Daley’s request to DBPR is predicated on the recent decision from the U.S. Circuit Court of Appeal on the Seminole Compact, which found that U.S. Department of the Interior Secretary Deb Haaland, whose agency oversees tribal gambling, was not in legal standing in allowing the compact to go into effect because it violates federal law. Since the Seminole Compact cannot carry out provisions passed by the Legislature until further litigation has taken place, Daley seeks to delay the provisions from going into effect.
“Senate Bill 8A puts the livelihood of five thousand people in the Florida agriculture industry out of work and subsequently, thousands more in Florida that derive income from the industry indirectly and will be negatively affected by this bill,” said Daley. “Given the current stay on the Seminole Compact the State should not enact SB 8A, we need to do all we can to ensure that people have the opportunity to continue to own and operate their small businesses in the state of Florida.”
In his letter, Daley argues that The Florida Standardbred Breeders and Owners Association should be allowed to apply for a pari-mutuel permit and remain in existence while the Seminole Compact is inactive due to ongoing litigation.
Approximately 5,000 people are directly employed in the state of Florida between Standardbred breeding and racing, including drivers, owners, breeders, and trainers.
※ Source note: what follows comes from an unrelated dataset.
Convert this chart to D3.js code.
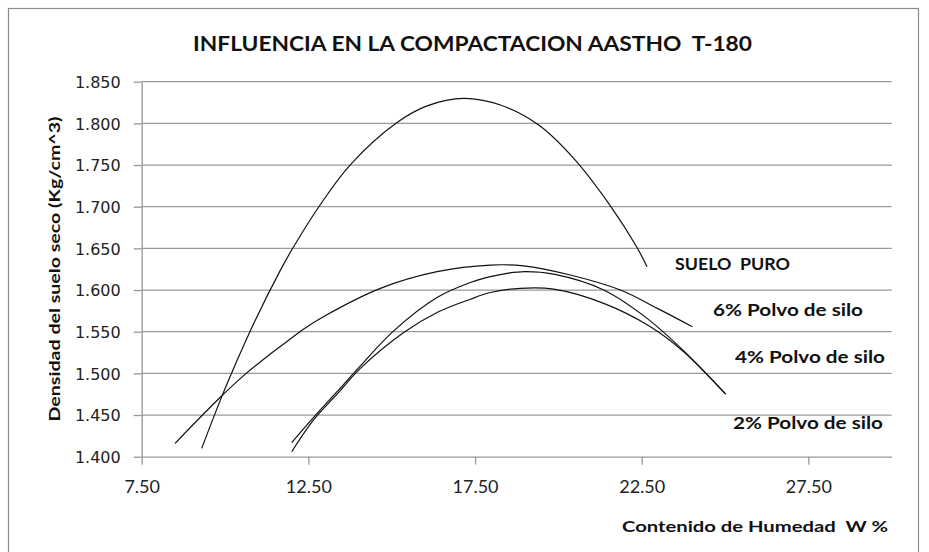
<!DOCTYPE html>
<html>
<head>
<meta charset="utf-8">
<script src="https://cdn.jsdelivr.net/npm/d3@7"></script>
<style>
  html, body { margin: 0; padding: 0; background: #fff; }
  svg { display: block; }
  text { white-space: pre; }
</style>
</head>
<body>
<svg id="chart" width="929" height="552"></svg>
<script>
// ---------- data ----------
const xTicks = [7.5, 12.5, 17.5, 22.5, 27.5];
const yTicks = [1.40, 1.45, 1.50, 1.55, 1.60, 1.65, 1.70, 1.75, 1.80, 1.85];

const sueloX = [9.30, 9.85, 10.15, 10.90, 11.65, 12.00, 12.85, 13.75, 15.16, 16.06, 17.16, 18.26, 19.41, 20.46, 21.56, 22.36, 22.66];
const sueloY = [1.410, 1.467, 1.496, 1.563, 1.623, 1.648, 1.702, 1.750, 1.801, 1.821, 1.830, 1.822, 1.798, 1.758, 1.701, 1.651, 1.628];

const p6X = [8.50, 9.85, 10.55, 11.35, 11.85, 12.35, 12.95, 14.66, 16.36, 17.96, 18.96, 20.36, 21.86, 22.97, 24.02];
const p6Y = [1.416, 1.471, 1.497, 1.523, 1.538, 1.553, 1.568, 1.602, 1.622, 1.630, 1.629, 1.618, 1.600, 1.578, 1.556];

const p4X = [12.00, 12.65, 13.36, 14.06, 15.06, 16.36, 17.36, 17.96, 18.46, 19.00, 19.86, 21.36, 22.66, 23.76, 25.02];
const p4Y = [1.417, 1.447, 1.478, 1.509, 1.551, 1.591, 1.609, 1.616, 1.620, 1.622, 1.619, 1.600, 1.566, 1.527, 1.475];

const p2X = [12.00, 12.65, 13.36, 14.06, 15.36, 16.36, 17.36, 17.96, 18.86, 19.86, 21.36, 22.76, 23.76, 25.02];
const p2Y = [1.406, 1.444, 1.475, 1.506, 1.549, 1.573, 1.589, 1.597, 1.602, 1.601, 1.584, 1.556, 1.526, 1.475];

const seriesNames = ["SUELO  PURO", "6% Polvo de silo", "4% Polvo de silo", "2% Polvo de silo"];
const titleText = "INFLUENCIA EN LA COMPACTACION AASTHO  T-180";
const yTitle = "Densidad del suelo seco (Kg/cm^3)";
const xTitle = "Contenido de Humedad  W %";

// ---------- drawing ----------
const svg = d3.select("#chart");
const plotL = 141.7, plotR = 891.7, plotT = 81.7, plotB = 456.7;

const x = d3.scaleLinear().domain([7.5, 30]).range([plotL, plotR]);
const y = d3.scaleLinear().domain([1.40, 1.85]).range([plotB, plotT]);

// outer chart border
svg.append("rect")
  .attr("x", 8.5).attr("y", 8.5).attr("width", 910).attr("height", 560)
  .attr("fill", "none").attr("stroke", "#8c8c8c").attr("stroke-width", 1.2);

// gridlines
svg.append("g").selectAll("line").data(yTicks.slice(1)).join("line")
  .attr("x1", plotL).attr("x2", plotR)
  .attr("y1", d => y(d)).attr("y2", d => y(d))
  .attr("stroke", "#999").attr("stroke-width", 1.3);

// y axis
const yAxis = svg.append("g").attr("transform", `translate(${plotL},0)`)
  .call(d3.axisLeft(y).tickValues(yTicks).tickFormat(d3.format(".3f"))
        .tickSize(8).tickSizeOuter(0).tickPadding(13));
yAxis.select(".domain").attr("stroke", "#999").attr("stroke-width", 1.3);
yAxis.selectAll(".tick line").attr("stroke", "#999").attr("stroke-width", 1.3);
yAxis.selectAll(".tick text")
  .attr("font-family", "DejaVu Sans, Verdana, sans-serif")
  .attr("font-size", 16).attr("fill", "#222").attr("dy", "0.36em");

// x axis
const xAxis = svg.append("g").attr("transform", `translate(0,${plotB})`)
  .call(d3.axisBottom(x).tickValues(xTicks).tickFormat(d3.format(".2f"))
        .tickSize(8).tickSizeOuter(0).tickPadding(16));
xAxis.select(".domain").attr("stroke", "#999").attr("stroke-width", 1.3);
xAxis.selectAll(".tick line").attr("stroke", "#999").attr("stroke-width", 1.3);
xAxis.selectAll(".tick text")
  .attr("font-family", "Lato, Carlito, sans-serif")
  .attr("font-size", 18).attr("fill", "#222");

// curves
const line = d3.line().x(d => x(d[0])).y(d => y(d[1])).curve(d3.curveCatmullRom.alpha(0.5));
const allSeries = [
  d3.zip(sueloX, sueloY),
  d3.zip(p6X, p6Y),
  d3.zip(p4X, p4Y),
  d3.zip(p2X, p2Y)
];
svg.append("g").selectAll("path").data(allSeries).join("path")
  .attr("d", line).attr("fill", "none")
  .attr("stroke", "#111").attr("stroke-width", 1.2);

// series labels
const labelPos = [[675, 270, 115], [713, 316, 150], [735, 363, 150], [733, 429, 150]];
svg.append("g").selectAll("text").data(seriesNames).join("text")
  .attr("x", (d, i) => labelPos[i][0]).attr("y", (d, i) => labelPos[i][1])
  .attr("textLength", (d, i) => labelPos[i][2]).attr("lengthAdjust", "spacingAndGlyphs")
  .attr("font-family", "Lato, Carlito, sans-serif").attr("font-weight", "bold")
  .attr("font-size", 17).attr("fill", "#111").text(d => d);

// title
svg.append("text").attr("x", 193).attr("y", 51)
  .attr("textLength", 559).attr("lengthAdjust", "spacingAndGlyphs")
  .attr("font-family", "Lato, Carlito, sans-serif").attr("font-weight", "bold")
  .attr("font-size", 21).attr("fill", "#111").text(titleText);

// y title
svg.append("text").attr("transform", "translate(60,269) rotate(-90)")
  .attr("text-anchor", "middle")
  .attr("textLength", 305).attr("lengthAdjust", "spacingAndGlyphs")
  .attr("font-family", "Lato, Carlito, sans-serif").attr("font-weight", "bold")
  .attr("font-size", 16).attr("fill", "#111").text(yTitle);

// x title
svg.append("text").attr("x", 622).attr("y", 532)
  .attr("textLength", 266).attr("lengthAdjust", "spacingAndGlyphs")
  .attr("font-family", "Lato, Carlito, sans-serif").attr("font-weight", "bold")
  .attr("font-size", 16).attr("fill", "#111").text(xTitle);
</script>
</body>
</html>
Subsequently, thousands more in Florida derive income from the industry indirectly, including veterinarians, blacksmiths, grooms, supply shops, truckers, restaurants, and hotels that support visiting horsemen.
Florida is home to 62 standardbred farms and 7 training centers, and during peak season is home to more horses than in any other state.
Daley also said that he is considering filing legislation in the upcoming January session that would grant horsemen to apply for their own individual operating license allowing them to race from anywhere in the state, an act that would otherwise be prohibited by Senate Bill 8-A.
A federal judge ruled in November that the Compact between the state of Florida and the Seminole Tribe of Florida is in violation of federal law, declaring that the ability to place bets from anywhere in the state through a Seminole Tribe betting app violates the Indian Gaming Regulatory Act (IGRA) that allows betting only on tribal lands.
While federal regulators approved the Compact, it was met with a litany of legal challenges and opposition, including challenges from No Casinos, a group that successfully passed a constitutional amendment restricting new gaming expansions in the state without voter approval.
The 30-year gaming compact would have allowed the Seminoles exclusive rights to online sports betting in Florida, as well as expanded gaming privileges, in exchange for at least $2.5 billion over the first five years.